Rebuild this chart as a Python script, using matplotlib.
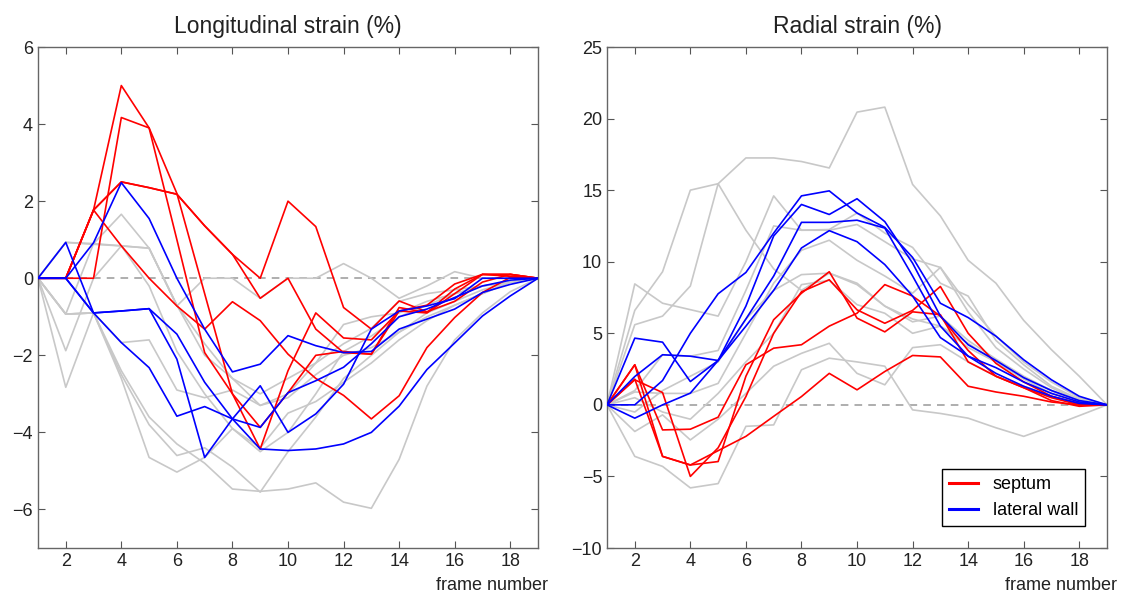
import numpy as np
import matplotlib
matplotlib.use('Agg')
import matplotlib.pyplot as plt

plt.rcParams['font.family'] = ['Liberation Sans', 'DejaVu Sans']

frames = np.arange(1, 20)

# longitudinal strain (%)
long_gray = [
    [0, 0.93, 0.88, 0.84, 0.78, -0.7, -1.7, -2.6, -3.0, -2.6, -2.2, -1.7, -1.3, -0.6, -0.4, -0.3, -0.2, -0.1, 0],
    [0, -0.93, 0.9, 1.66, 0.78, -0.7, -2.0, -2.6, -3.3, -3.0, -2.2, -1.2, -1.0, -0.9, -0.6, -0.4, -0.2, -0.1, 0],
    [0, -1.88, 0.0, 0.84, -0.2, -1.9, -3.0, -3.9, -4.4, -3.5, -3.2, -2.7, -2.2, -1.6, -1.1, -0.7, -0.4, -0.1, 0],
    [0, -2.83, -0.9, -2.5, -3.8, -4.6, -4.4, -4.9, -5.55, -4.5, -3.6, -2.6, -2.0, -1.4, -1.0, -0.7, -0.4, -0.1, 0],
    [0, -0.93, -0.9, -1.67, -1.6, -2.9, -3.1, -2.9, -3.3, -3.1, -2.5, -2.0, -1.8, -1.4, -0.9, -0.6, -0.3, -0.1, 0],
    [0, -0.93, -0.9, -2.6, -4.65, -5.03, -4.65, -3.9, -4.5, -4.0, -3.0, -1.9, -1.5, -1.0, -0.7, -0.4, -0.2, -0.1, 0],
    [0, -0.93, -0.9, -2.4, -3.6, -4.3, -4.8, -5.47, -5.53, -5.47, -5.31, -5.81, -5.97, -4.7, -2.8, -1.6, -0.9, -0.35, 0],
    [0, 0.93, 0.9, 0.84, 0.78, -0.72, 0, 0, -0.52, 0, 0, 0.38, 0, -0.52, -0.2, 0.17, 0, 0, 0],
]
long_septum = [
    [0, 0, 1.77, 5.0, 3.9, 1.0, -1.93, -3.0, -4.43, -2.4, -0.9, -1.55, -1.6, -0.85, -0.9, -0.4, 0.1, 0.1, 0],
    [0, 0, 0, 4.17, 3.9, 2.2, -0.4, -3.0, -3.87, -2.97, -2.0, -1.9, -1.97, -0.76, -0.89, -0.28, 0.1, 0.1, 0],
    [0, 0, 1.77, 2.5, 2.35, 2.18, 1.36, 0.62, 0, 2.0, 1.34, -0.76, -1.32, -0.59, -0.87, -0.6, -0.1, 0.1, 0],
    [0, 0, 1.77, 2.5, 2.35, 2.18, 1.36, 0.62, -0.52, 0, -1.32, -1.93, -1.97, -0.85, -0.7, -0.15, 0.1, 0.05, 0],
    [0, 0, 1.77, 0.84, 0.0, -0.72, -1.32, -0.61, -1.1, -1.97, -2.6, -3.04, -3.65, -3.05, -1.8, -1.02, -0.37, 0.02, 0],
]
long_lateral = [
    [0, 0.93, -0.9, -0.85, -0.79, -1.45, -2.7, -3.65, -4.43, -4.47, -4.43, -4.3, -4.0, -3.32, -2.37, -1.68, -0.98, -0.46, 0],
    [0, 0, -0.9, -1.67, -2.32, -3.58, -3.33, -3.65, -3.87, -2.97, -2.66, -2.31, -1.7, -1.0, -0.8, -0.5, -0.2, -0.05, 0],
    [0, 0, 0.92, 2.48, 1.55, 0, -1.32, -2.43, -2.23, -1.49, -1.75, -1.93, -1.9, -1.32, -1.06, -0.8, -0.37, -0.16, 0],
    [0, 0, -0.9, -0.85, -0.79, -2.1, -4.65, -3.65, -2.79, -4.0, -3.52, -2.75, -1.32, -0.85, -0.72, -0.53, 0, 0, 0],
]

# radial strain (%)
rad_gray = [
    [0, 6.6, 9.3, 15.0, 15.45, 17.25, 17.25, 17.0, 16.55, 20.45, 20.8, 15.4, 13.2, 10.1, 8.5, 5.9, 3.85, 2.0, 0],
    [0, 8.45, 7.1, 6.65, 6.2, 10.0, 14.6, 12.2, 12.2, 12.6, 11.4, 10.2, 9.6, 7.0, 4.8, 3.0, 1.6, 0.5, 0],
    [0, 5.6, 6.2, 8.3, 15.45, 12.2, 9.5, 8.0, 9.2, 8.5, 6.9, 6.0, 5.5, 4.3, 3.0, 1.8, 0.8, 0.2, 0],
    [0, 1.0, 3.5, 3.4, 3.8, 8.0, 12.5, 12.2, 12.25, 13.4, 12.0, 11.0, 8.5, 7.6, 4.5, 2.8, 1.3, 0.4, 0],
    [0, 0.9, 0.8, 0.8, 1.5, 5.0, 8.5, 10.8, 11.5, 10.1, 9.0, 7.8, 9.6, 6.5, 4.0, 2.5, 1.2, 0.3, 0],
    [0, -0.5, 1.0, 2.0, 3.0, 6.0, 8.0, 9.1, 9.2, 8.4, 6.9, 5.8, 6.2, 4.5, 3.2, 2.0, 1.0, 0.2, 0],
    [0, -1.86, -0.7, -2.45, -1.0, 0.8, 2.7, 3.6, 4.3, 2.2, 1.4, 4.0, 4.2, 3.0, 2.0, 1.3, 0.6, 0.1, 0],
    [0, -3.6, -4.3, -5.8, -5.5, -1.5, -1.4, 2.45, 3.26, 3.0, 2.7, -0.35, -0.6, -0.93, -1.6, -2.2, -1.5, -0.75, 0],
    [0, 0.5, -0.5, -1.0, 0.8, 3.0, 5.0, 8.4, 8.7, 7.0, 6.4, 5.0, 5.5, 4.0, 3.0, 1.9, 1.0, 0.3, 0],
]
rad_septum = [
    [0, 2.8, -1.75, -1.7, -0.86, 2.8, 3.96, 4.2, 5.5, 6.4, 8.4, 7.6, 6.2, 3.8, 2.0, 1.2, 0.5, 0.0, 0],
    [0, 1.75, 0.86, -5.0, -3.0, 0.58, 5.0, 7.9, 8.74, 6.64, 5.7, 6.6, 8.27, 5.0, 2.9, 1.6, 0.6, 0.1, 0],
    [0, 2.8, -3.6, -4.2, -3.96, 2.0, 5.95, 7.8, 9.3, 6.06, 5.1, 6.5, 6.3, 3.0, 2.0, 1.2, 0.3, -0.1, 0],
    [0, 1.8, -3.6, -4.2, -3.2, -2.2, -0.8, 0.58, 2.2, 1.05, 2.33, 3.45, 3.35, 1.3, 0.9, 0.6, 0.2, 0.0, 0],
]
rad_lateral = [
    [0, 0, 1.7, 5.0, 7.76, 9.25, 12.0, 14.6, 14.95, 13.4, 12.4, 10.3, 7.1, 6.1, 4.8, 3.15, 1.75, 0.6, 0],
    [0, 4.66, 4.38, 1.63, 3.1, 6.9, 11.8, 14.0, 13.3, 14.4, 12.8, 9.9, 6.2, 4.2, 3.1, 1.9, 1.0, 0.3, 0],
    [0, 1.98, 3.5, 3.4, 3.1, 6.0, 9.0, 12.75, 12.75, 12.9, 12.35, 9.0, 5.5, 3.4, 2.6, 1.6, 0.8, 0.2, 0],
    [0, -0.93, 0, 0.82, 3.1, 5.5, 8.0, 10.96, 12.17, 11.4, 9.8, 7.6, 4.7, 3.4, 2.2, 1.3, 0.6, 0.1, 0],
]

titles = ['Longitudinal strain (%)', 'Radial strain (%)']
ylims = [(-7, 6), (-10, 25)]
yticks = [np.arange(-6, 7, 2), np.arange(-10, 26, 5)]
xticks = np.arange(2, 19, 2)

gray = '#c8c8c8'
fig = plt.figure(figsize=(11.27, 5.98), dpi=100)
ax1 = fig.add_axes([0.0337, 0.0836, 0.4437, 0.8378])
ax2 = fig.add_axes([0.5386, 0.0836, 0.4437, 0.8378])

panels = [(ax1, long_gray, long_septum, long_lateral),
          (ax2, rad_gray, rad_septum, rad_lateral)]

for i, (ax, g, s, l) in enumerate(panels):
    ax.axhline(0, color='#999999', ls=(0, (5, 4)), lw=1.1, zorder=1)
    for row in g:
        ax.plot(frames, row, color=gray, lw=1.2, zorder=2)
    for row in s:
        ax.plot(frames, row, color='#ff0000', lw=1.2, zorder=3)
    for row in l:
        ax.plot(frames, row, color='#0000ff', lw=1.2, zorder=3)
    ax.set_xlim(1, 19)
    ax.set_ylim(*ylims[i])
    ax.set_xticks(xticks)
    ax.set_yticks(yticks[i])
    ax.tick_params(direction='in', top=True, right=True, length=5,
                   labelsize=13, color='#555555', labelcolor='#222222')
    for sp in ax.spines.values():
        sp.set_color('#666666')
        sp.set_linewidth(1.0)
    ax.set_title(titles[i], fontsize=16.5, pad=10, color='#222222')
    ax.text(1.02, -0.058, 'frame number', transform=ax.transAxes,
            ha='right', va='top', fontsize=13, color='#222222')

h1, = ax2.plot([], [], color='#ff0000', lw=2.2, label='septum')
h2, = ax2.plot([], [], color='#0000ff', lw=2.2, label='lateral wall')
leg = ax2.legend(handles=[h1, h2], loc='lower right', fontsize=13,
                 fancybox=False, framealpha=1, edgecolor='black',
                 handlelength=1.6, borderaxespad=1.2)
leg.get_frame().set_linewidth(1.0)

fig.savefig('out.png', dpi=100)
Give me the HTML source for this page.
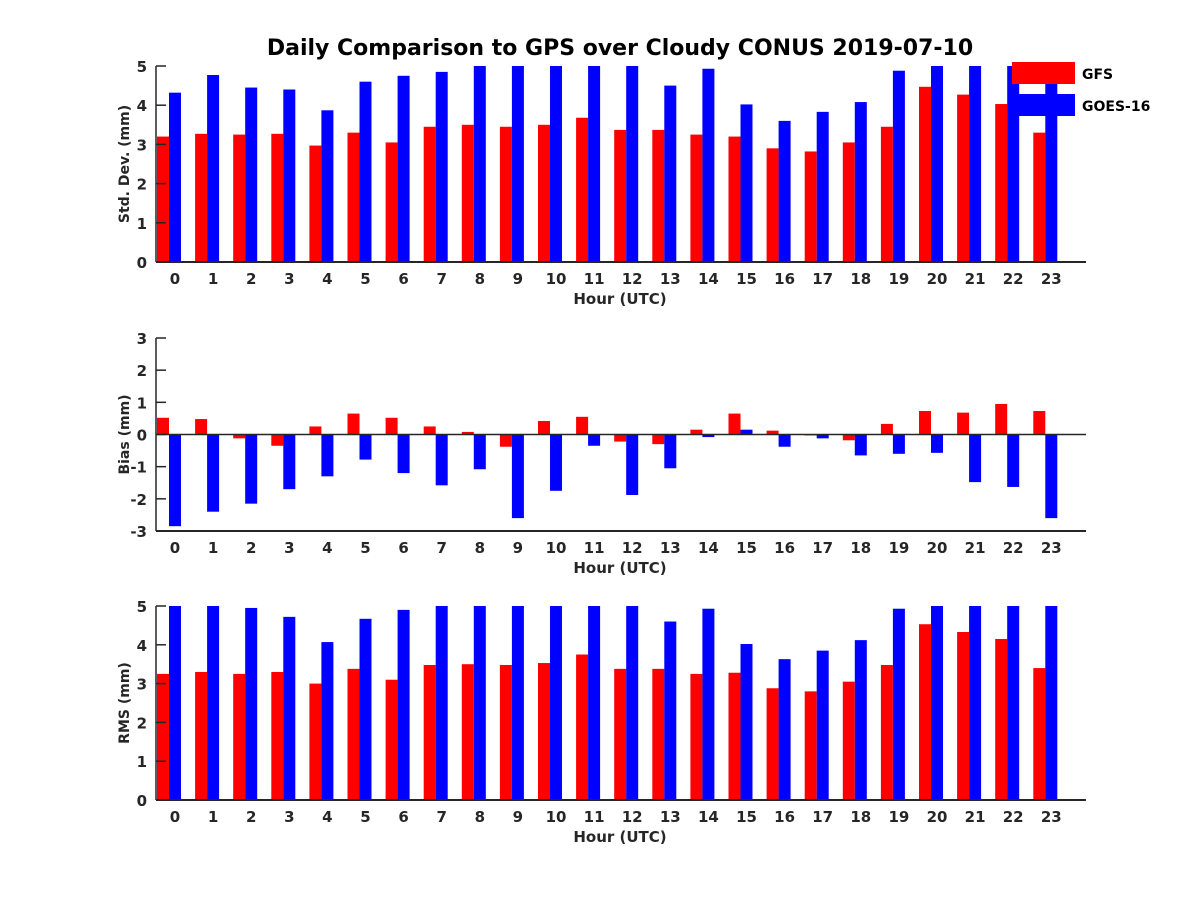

━━━━

> _Given task_
Only the lines from the start of the records to the line with "frames = np.arange(1, 20)" belong in the copy. Print them exactly, minus pictures.

> _Right answer_
Rebuild this chart as a Python script, using matplotlib.
import numpy as np
import matplotlib
matplotlib.use('Agg')
import matplotlib.pyplot as plt

plt.rcParams['font.family'] = ['Liberation Sans', 'DejaVu Sans']

frames = np.arange(1, 20)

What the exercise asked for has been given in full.